The magic behind misinformation

Social media’s individualized, instant, and streamlined communication provides users with up-to-date information on world events, community opinions, and trending memes. However, with the uptick in AI-generated content and extremist views, social media can be incredibly deceptive, with the gap between fact and fiction looming larger and larger. Most recently, the New York Times reported that misleading information regarding the Israel-Hamas war has impaired the authenticity of news outlets and social networks, such as X (formerly known as Twitter), Instagram, and more. Misinformation and social division influence one another, perpetuating a cycle of increasingly polarizing views. At its core, misinformation can be defined as a type of illusion, where perception and interpretation are at odds with reality. To understand the fundamental techniques of illusionary observation and thought, researchers at the State University of New York Downstate Health Sciences investigated how magicians deceive their audience. These findings are key to discovering how to best combat misinformation, either as an audience member at a thrilling magician showcase or as a consumer of global digitized news.

Due to the finite amount of information humans process at a given time, psychologists believe that “attention” is a method used to emphasize a particular part of sensory information. As our attention shifts toward the item of focus, the human attentional system clouds the importance of everything else in that setting. Magicians take advantage of our narrow attentional system by utilizing a number of techniques that overwhelm our processes. For example, a sleight-of-hand technique along with storytelling might emotionally and cognitively engage the audience; while the audience is distracted, a gesture is likely to go unnoticed. Similarly, social media users are inclined to miss slight disconnections or reframings of a story when they are overwhelmed with information. Research suggests that watching videos containing multiple moving parts can prevent people from noticing important shifts in data. When moving parts are presented in rapid succession, it is also likely that viewers are unable to verify the accuracy and fact-check the information presented. This is a dangerous phenomenon in media consumerism, especially when streamlined information is received on a small ever-changing screen. The themes within images, videos, and text are viewed amidst a busy workday, resulting in a lack of time and effort to verify facts and shifts in developing stories.

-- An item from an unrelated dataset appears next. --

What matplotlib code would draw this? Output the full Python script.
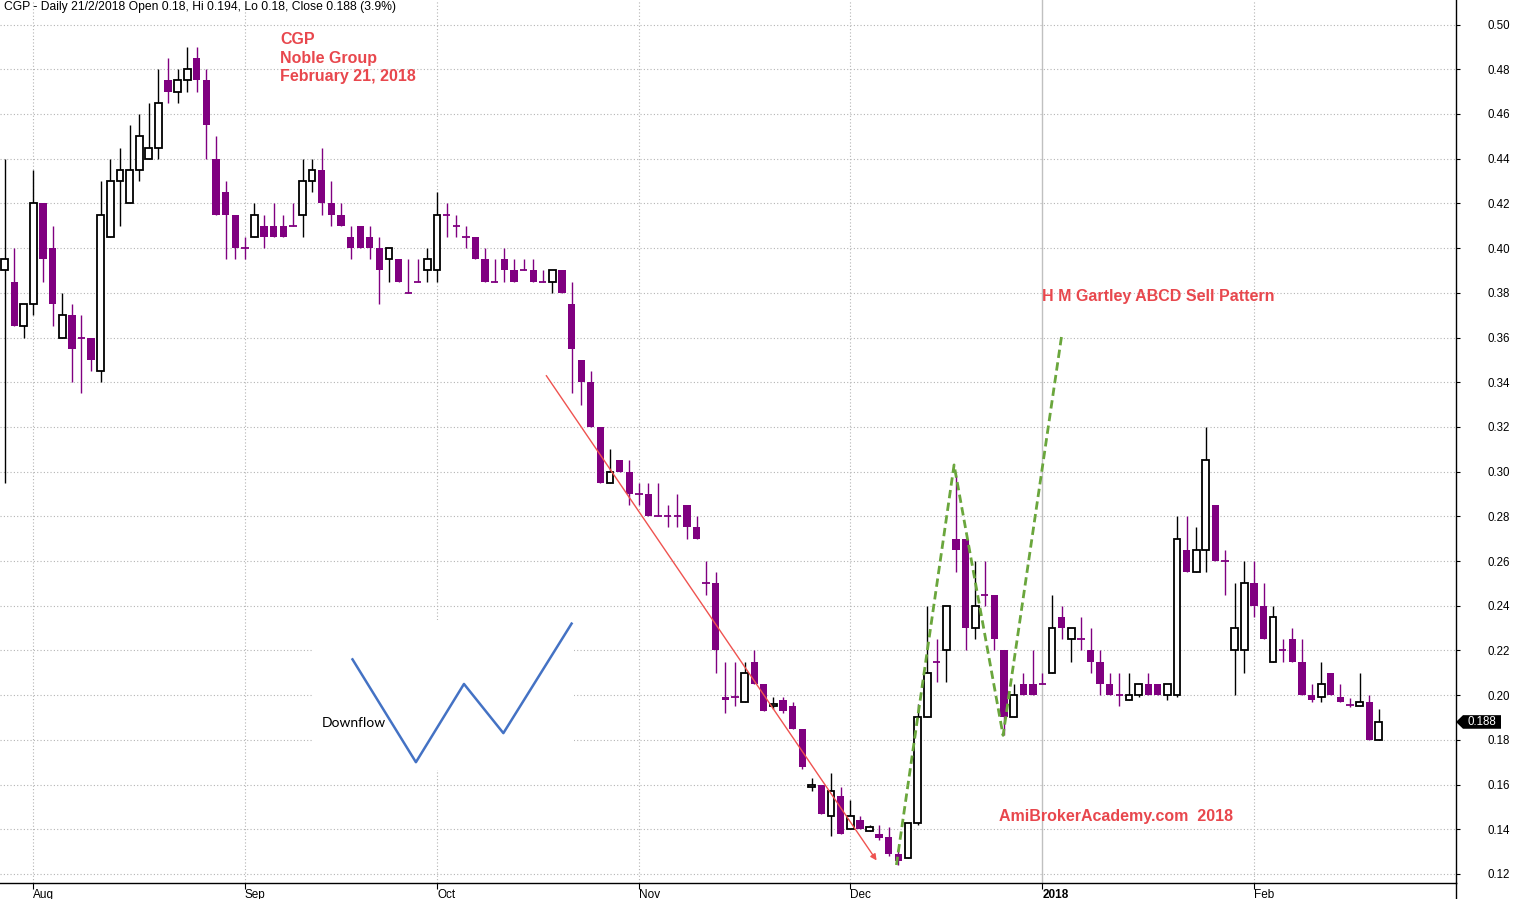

Confirmation bias — a term used to describe people who search for, interpret, or recall data that supports their beliefs — can often push people to disengage from differing information and new perspectives.”

Our internal illusions — prior biases, expectations, and memories — heavily influence our concluding thoughts and values. Magicians use these illusions to predict the audience’s understanding of a particular trick, concealing a palmed coin or making a coin reappear. In the same way, we tend to trust information that is consistent with our preexisting ideals and notions. Confirmation bias — a term used to describe people who search for, interpret, or recall data that supports their beliefs — can often push people to disengage from differing information and new perspectives. Ultimately, users may reach a state of “social media fatigue” as new contradicting, unfamiliar, and uncomfortable information surfaces. However, to manipulate our biases, magicians use the power of repetition to overshadow our memories, recasting our experiences and then repeating these false events. Researchers propose that the repetition of highly irrational and implausible facts strengthens its credibility. In parallel, the way in which we process and encode memories can permanently shape our perception of an experience. Thus, although users can follow organizations, influencers, and brands, or interact with content they enjoy, their algorithm is still regulated to regurgitate the same information.

To battle these forms of misinformation, experts encourage creating an identifier to mark potentially inaccurate information. While this strategy may minimize the spread of misinformation, it doesn’t completely prevent the issue. Researchers also found that viewers of media will often ignore the warnings altogether. In contrast, when people come to view these warnings as indicators of inaccurate posts, they might mistakenly assume that any post lacking a warning is accurate, when, in reality, that is not the case.

Similar to the audiences at magician exhibits, it seems we are no better than unaware, mindless audience members, vulnerable to the exploitation of perceptive and cognitive illusions. The reduction and elimination of misinformation, though tricky, requires a multifaceted approach, researchers say — one that has the rigor to battle deceptive media monopolies.